> What is required
Include the line with "label='Florida', zorder=4)" and every line before it in the entries below, echoed exactly, but not the pictures.

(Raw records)
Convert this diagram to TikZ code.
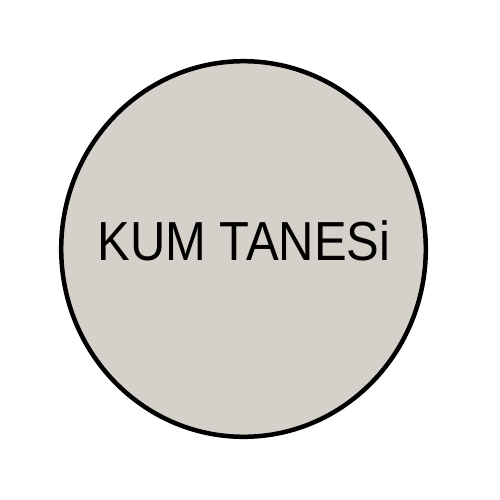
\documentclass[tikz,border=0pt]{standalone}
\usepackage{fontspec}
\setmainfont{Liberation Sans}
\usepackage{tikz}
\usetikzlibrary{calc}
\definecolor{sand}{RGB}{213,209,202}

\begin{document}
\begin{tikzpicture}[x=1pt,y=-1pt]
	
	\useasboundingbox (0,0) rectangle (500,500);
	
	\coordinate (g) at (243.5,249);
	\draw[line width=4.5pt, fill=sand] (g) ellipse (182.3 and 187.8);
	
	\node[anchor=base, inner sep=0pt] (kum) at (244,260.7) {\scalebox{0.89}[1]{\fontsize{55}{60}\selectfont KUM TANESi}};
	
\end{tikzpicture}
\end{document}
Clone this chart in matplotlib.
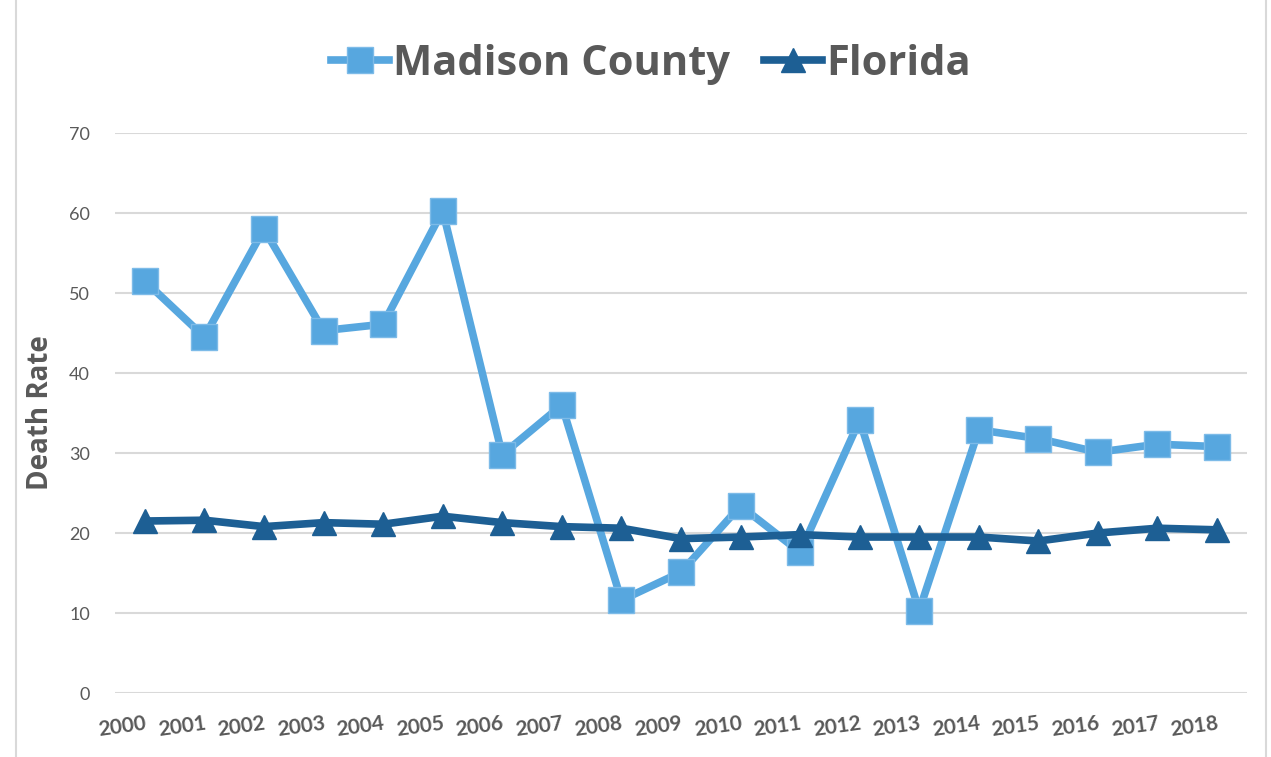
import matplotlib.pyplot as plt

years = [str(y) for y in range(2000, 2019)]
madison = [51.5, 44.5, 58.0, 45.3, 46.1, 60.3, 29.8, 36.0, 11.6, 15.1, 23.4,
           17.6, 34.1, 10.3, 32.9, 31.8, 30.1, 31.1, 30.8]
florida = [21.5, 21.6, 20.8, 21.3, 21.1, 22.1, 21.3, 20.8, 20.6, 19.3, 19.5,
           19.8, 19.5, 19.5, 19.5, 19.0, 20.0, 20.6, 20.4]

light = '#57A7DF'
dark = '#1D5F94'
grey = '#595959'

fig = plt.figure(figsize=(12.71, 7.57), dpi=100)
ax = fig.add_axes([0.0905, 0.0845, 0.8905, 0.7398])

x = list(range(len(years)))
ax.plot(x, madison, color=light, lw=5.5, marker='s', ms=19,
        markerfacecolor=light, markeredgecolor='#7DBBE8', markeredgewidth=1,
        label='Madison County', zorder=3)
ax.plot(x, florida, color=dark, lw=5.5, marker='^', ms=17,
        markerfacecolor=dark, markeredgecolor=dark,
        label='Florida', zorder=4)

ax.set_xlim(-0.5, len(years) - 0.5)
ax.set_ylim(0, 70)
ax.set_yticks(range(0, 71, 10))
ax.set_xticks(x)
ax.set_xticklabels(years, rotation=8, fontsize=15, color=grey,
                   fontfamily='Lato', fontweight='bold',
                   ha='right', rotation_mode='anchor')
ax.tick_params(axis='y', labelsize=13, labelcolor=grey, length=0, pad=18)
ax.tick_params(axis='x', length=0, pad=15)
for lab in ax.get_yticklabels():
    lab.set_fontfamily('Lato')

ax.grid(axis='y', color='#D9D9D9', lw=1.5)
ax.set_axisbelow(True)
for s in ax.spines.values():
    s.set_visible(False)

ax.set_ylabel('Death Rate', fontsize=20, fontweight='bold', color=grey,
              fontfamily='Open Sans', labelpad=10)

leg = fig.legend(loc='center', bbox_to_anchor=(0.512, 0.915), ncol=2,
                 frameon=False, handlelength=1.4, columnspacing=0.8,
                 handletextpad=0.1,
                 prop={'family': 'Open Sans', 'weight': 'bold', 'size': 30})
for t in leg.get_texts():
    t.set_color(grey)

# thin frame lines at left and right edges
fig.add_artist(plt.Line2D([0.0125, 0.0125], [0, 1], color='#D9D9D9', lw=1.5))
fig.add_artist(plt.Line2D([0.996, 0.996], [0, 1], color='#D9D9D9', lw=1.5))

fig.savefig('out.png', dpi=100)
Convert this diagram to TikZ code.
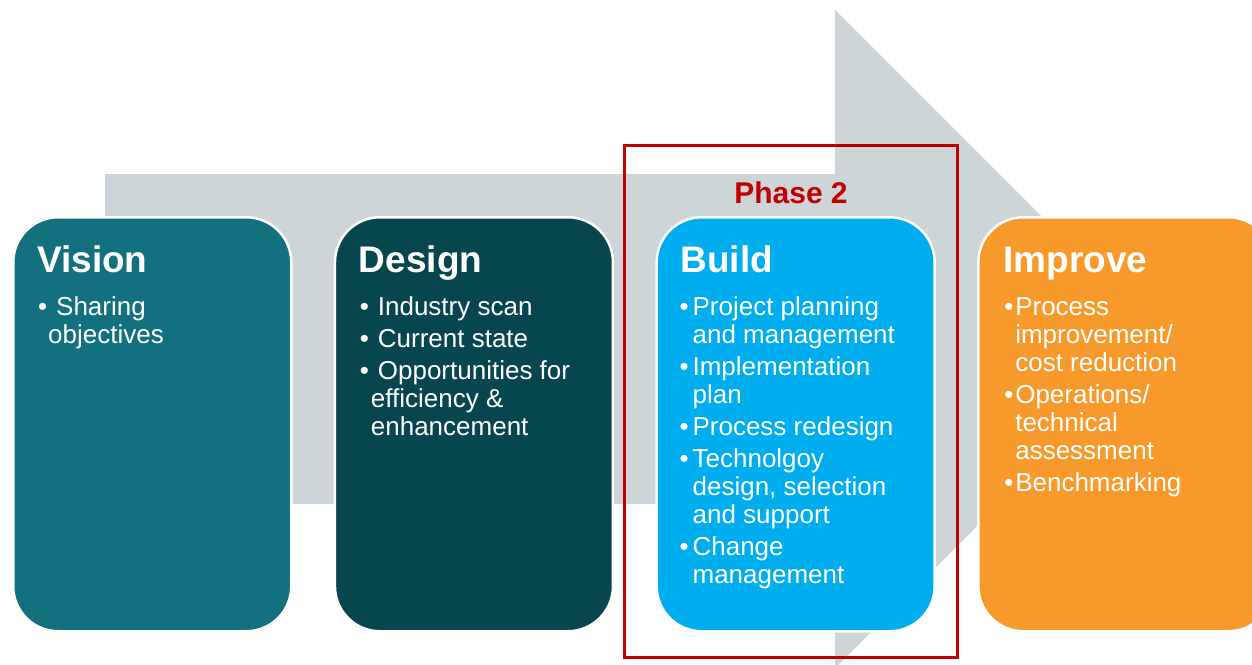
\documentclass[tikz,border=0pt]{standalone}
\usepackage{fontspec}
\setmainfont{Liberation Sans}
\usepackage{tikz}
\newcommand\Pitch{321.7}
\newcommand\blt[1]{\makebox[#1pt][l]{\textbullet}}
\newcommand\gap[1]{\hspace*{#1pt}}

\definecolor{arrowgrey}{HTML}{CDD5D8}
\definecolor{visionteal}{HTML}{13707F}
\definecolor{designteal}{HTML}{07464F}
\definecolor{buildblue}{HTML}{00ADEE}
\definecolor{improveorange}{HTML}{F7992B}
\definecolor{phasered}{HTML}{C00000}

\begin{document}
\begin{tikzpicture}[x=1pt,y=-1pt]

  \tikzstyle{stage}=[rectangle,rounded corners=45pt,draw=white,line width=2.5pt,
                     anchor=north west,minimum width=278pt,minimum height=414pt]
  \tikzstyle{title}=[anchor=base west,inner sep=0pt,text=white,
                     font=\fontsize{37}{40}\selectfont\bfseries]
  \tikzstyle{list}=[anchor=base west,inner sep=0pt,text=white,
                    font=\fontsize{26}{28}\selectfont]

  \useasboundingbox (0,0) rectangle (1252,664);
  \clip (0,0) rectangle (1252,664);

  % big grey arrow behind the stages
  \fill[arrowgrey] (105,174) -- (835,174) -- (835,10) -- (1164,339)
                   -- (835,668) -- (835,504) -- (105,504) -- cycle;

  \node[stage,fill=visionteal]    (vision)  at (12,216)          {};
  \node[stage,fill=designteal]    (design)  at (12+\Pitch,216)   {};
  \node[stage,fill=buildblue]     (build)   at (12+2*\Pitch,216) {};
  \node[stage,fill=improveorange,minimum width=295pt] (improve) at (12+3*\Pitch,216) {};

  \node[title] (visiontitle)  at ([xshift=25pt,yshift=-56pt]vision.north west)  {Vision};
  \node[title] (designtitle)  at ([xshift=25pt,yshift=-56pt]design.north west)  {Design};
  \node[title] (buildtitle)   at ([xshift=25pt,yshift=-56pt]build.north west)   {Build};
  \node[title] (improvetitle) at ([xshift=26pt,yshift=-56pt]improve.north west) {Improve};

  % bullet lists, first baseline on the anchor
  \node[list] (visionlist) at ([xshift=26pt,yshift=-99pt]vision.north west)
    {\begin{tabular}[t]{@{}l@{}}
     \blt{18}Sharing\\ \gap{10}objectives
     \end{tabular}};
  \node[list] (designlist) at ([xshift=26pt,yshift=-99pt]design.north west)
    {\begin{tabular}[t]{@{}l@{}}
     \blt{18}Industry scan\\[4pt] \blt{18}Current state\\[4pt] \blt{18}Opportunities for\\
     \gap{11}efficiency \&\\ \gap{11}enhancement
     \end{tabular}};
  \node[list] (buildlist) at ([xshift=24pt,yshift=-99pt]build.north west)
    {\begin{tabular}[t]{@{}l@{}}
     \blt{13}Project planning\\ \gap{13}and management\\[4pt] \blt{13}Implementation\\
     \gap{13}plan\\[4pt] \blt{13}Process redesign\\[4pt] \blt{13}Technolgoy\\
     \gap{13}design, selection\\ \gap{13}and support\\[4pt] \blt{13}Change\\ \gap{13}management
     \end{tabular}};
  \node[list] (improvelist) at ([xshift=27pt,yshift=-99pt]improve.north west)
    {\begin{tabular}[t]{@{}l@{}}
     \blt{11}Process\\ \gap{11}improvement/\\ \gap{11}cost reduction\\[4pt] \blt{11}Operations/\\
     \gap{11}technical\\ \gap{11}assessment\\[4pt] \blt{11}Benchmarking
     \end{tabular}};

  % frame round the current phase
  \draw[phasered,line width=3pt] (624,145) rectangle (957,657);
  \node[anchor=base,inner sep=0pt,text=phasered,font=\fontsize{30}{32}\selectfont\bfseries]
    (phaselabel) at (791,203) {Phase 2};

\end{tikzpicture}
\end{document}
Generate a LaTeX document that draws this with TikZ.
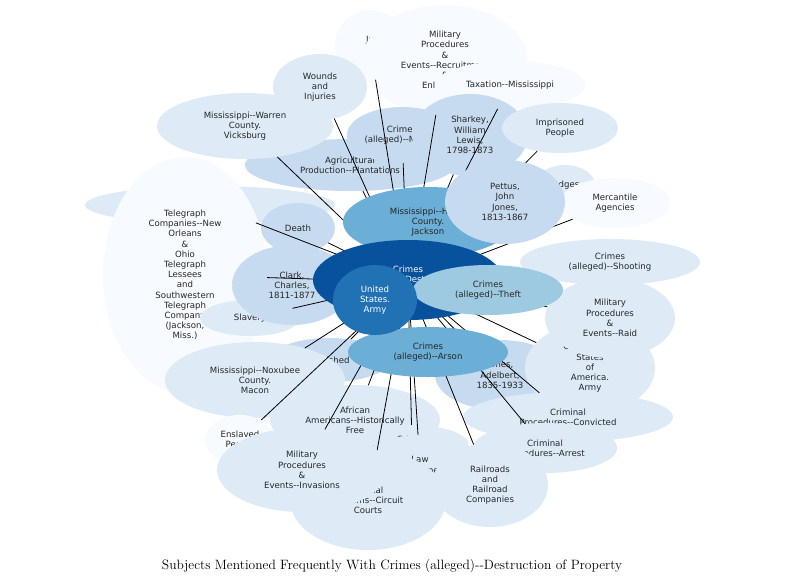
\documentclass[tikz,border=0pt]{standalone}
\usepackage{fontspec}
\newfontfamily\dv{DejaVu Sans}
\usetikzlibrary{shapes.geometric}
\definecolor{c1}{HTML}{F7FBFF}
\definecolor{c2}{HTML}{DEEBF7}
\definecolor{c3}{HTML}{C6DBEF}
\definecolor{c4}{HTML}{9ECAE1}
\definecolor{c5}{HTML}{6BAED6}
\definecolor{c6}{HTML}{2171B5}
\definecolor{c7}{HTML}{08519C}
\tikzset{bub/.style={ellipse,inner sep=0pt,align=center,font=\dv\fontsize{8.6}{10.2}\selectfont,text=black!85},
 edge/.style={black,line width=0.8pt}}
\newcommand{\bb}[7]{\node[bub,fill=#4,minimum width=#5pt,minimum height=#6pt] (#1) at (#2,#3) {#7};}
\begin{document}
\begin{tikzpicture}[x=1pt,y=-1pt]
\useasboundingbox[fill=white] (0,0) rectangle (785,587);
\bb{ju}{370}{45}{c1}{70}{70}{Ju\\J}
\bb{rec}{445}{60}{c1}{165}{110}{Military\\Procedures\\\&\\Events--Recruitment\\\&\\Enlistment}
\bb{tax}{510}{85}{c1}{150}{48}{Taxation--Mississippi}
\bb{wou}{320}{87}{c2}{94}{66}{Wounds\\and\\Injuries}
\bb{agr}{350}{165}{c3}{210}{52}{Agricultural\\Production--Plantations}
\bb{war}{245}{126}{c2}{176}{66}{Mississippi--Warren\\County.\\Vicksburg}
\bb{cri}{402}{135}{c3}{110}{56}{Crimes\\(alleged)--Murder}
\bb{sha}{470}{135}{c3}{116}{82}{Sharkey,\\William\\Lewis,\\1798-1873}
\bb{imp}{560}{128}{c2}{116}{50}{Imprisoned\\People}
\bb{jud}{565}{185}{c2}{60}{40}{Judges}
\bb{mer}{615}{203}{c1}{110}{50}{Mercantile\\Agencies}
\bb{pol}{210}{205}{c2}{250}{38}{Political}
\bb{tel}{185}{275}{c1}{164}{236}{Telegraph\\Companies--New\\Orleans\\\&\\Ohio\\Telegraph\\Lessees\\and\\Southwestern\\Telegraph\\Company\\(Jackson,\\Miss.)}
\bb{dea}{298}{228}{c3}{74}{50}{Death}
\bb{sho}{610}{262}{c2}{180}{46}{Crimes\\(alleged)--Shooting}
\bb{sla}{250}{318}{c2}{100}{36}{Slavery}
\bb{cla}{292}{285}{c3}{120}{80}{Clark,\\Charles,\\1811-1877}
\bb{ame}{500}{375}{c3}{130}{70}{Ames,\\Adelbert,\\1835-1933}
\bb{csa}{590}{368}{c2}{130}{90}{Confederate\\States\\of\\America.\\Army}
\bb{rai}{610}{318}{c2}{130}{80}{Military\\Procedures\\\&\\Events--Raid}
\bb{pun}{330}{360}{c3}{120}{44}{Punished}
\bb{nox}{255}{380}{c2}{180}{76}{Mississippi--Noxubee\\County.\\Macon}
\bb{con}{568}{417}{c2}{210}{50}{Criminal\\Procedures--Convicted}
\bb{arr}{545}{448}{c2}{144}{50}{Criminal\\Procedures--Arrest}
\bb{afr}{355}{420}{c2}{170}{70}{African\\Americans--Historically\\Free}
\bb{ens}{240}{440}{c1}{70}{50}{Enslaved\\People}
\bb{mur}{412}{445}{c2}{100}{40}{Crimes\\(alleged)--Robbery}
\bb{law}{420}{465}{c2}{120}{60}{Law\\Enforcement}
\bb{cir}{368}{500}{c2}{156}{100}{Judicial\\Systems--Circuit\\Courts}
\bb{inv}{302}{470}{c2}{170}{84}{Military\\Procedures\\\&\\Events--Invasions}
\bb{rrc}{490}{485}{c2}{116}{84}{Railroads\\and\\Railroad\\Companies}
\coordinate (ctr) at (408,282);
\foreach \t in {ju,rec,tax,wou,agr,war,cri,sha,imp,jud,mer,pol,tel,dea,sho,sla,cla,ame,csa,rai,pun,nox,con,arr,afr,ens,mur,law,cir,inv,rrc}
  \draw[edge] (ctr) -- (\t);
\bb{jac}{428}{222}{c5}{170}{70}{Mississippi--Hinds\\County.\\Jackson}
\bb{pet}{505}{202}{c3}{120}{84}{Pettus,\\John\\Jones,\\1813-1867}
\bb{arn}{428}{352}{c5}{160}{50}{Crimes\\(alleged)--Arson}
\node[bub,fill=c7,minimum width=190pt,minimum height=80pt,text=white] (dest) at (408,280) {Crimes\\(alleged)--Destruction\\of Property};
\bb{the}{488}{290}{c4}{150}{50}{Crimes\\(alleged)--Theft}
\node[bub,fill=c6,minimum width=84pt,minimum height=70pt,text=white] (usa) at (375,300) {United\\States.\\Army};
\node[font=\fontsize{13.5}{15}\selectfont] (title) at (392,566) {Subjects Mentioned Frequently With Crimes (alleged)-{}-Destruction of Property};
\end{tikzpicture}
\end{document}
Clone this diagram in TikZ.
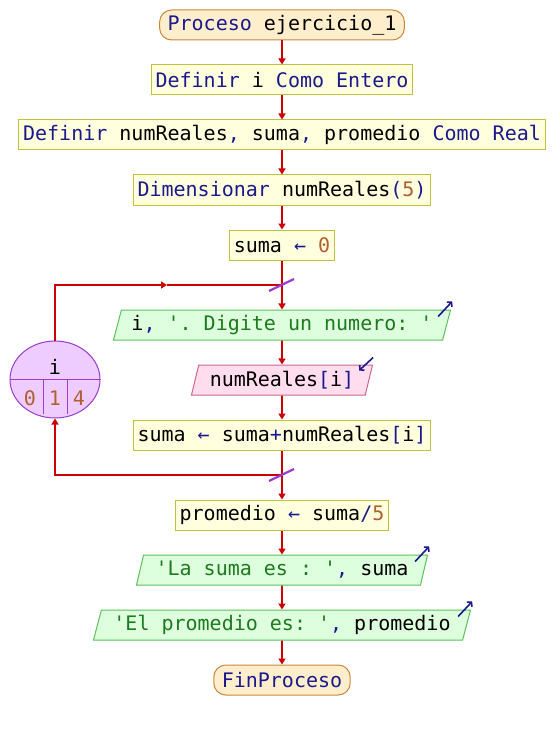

> Response to this exercise
Convert this diagram to TikZ code.
\documentclass[tikz,border=0pt]{standalone}
\usepackage{fontspec}
\setmainfont{Liberation Sans}
\usepackage{tikz}
\usetikzlibrary{calc}
\definecolor{sand}{RGB}{213,209,202}

\begin{document}
\begin{tikzpicture}[x=1pt,y=-1pt]
	
	\useasboundingbox (0,0) rectangle (500,500);
	
	\coordinate (g) at (243.5,249);
	\draw[line width=4.5pt, fill=sand] (g) ellipse (182.3 and 187.8);
	
	\node[anchor=base, inner sep=0pt] (kum) at (244,260.7) {\scalebox{0.89}[1]{\fontsize{55}{60}\selectfont KUM TANESi}};
	
\end{tikzpicture}
\end{document}
Clone this chart in matplotlib.
import matplotlib.pyplot as plt

years = [str(y) for y in range(2000, 2019)]
madison = [51.5, 44.5, 58.0, 45.3, 46.1, 60.3, 29.8, 36.0, 11.6, 15.1, 23.4,
           17.6, 34.1, 10.3, 32.9, 31.8, 30.1, 31.1, 30.8]
florida = [21.5, 21.6, 20.8, 21.3, 21.1, 22.1, 21.3, 20.8, 20.6, 19.3, 19.5,
           19.8, 19.5, 19.5, 19.5, 19.0, 20.0, 20.6, 20.4]

light = '#57A7DF'
dark = '#1D5F94'
grey = '#595959'

fig = plt.figure(figsize=(12.71, 7.57), dpi=100)
ax = fig.add_axes([0.0905, 0.0845, 0.8905, 0.7398])

x = list(range(len(years)))
ax.plot(x, madison, color=light, lw=5.5, marker='s', ms=19,
        markerfacecolor=light, markeredgecolor='#7DBBE8', markeredgewidth=1,
        label='Madison County', zorder=3)
ax.plot(x, florida, color=dark, lw=5.5, marker='^', ms=17,
        markerfacecolor=dark, markeredgecolor=dark,
        label='Florida', zorder=4)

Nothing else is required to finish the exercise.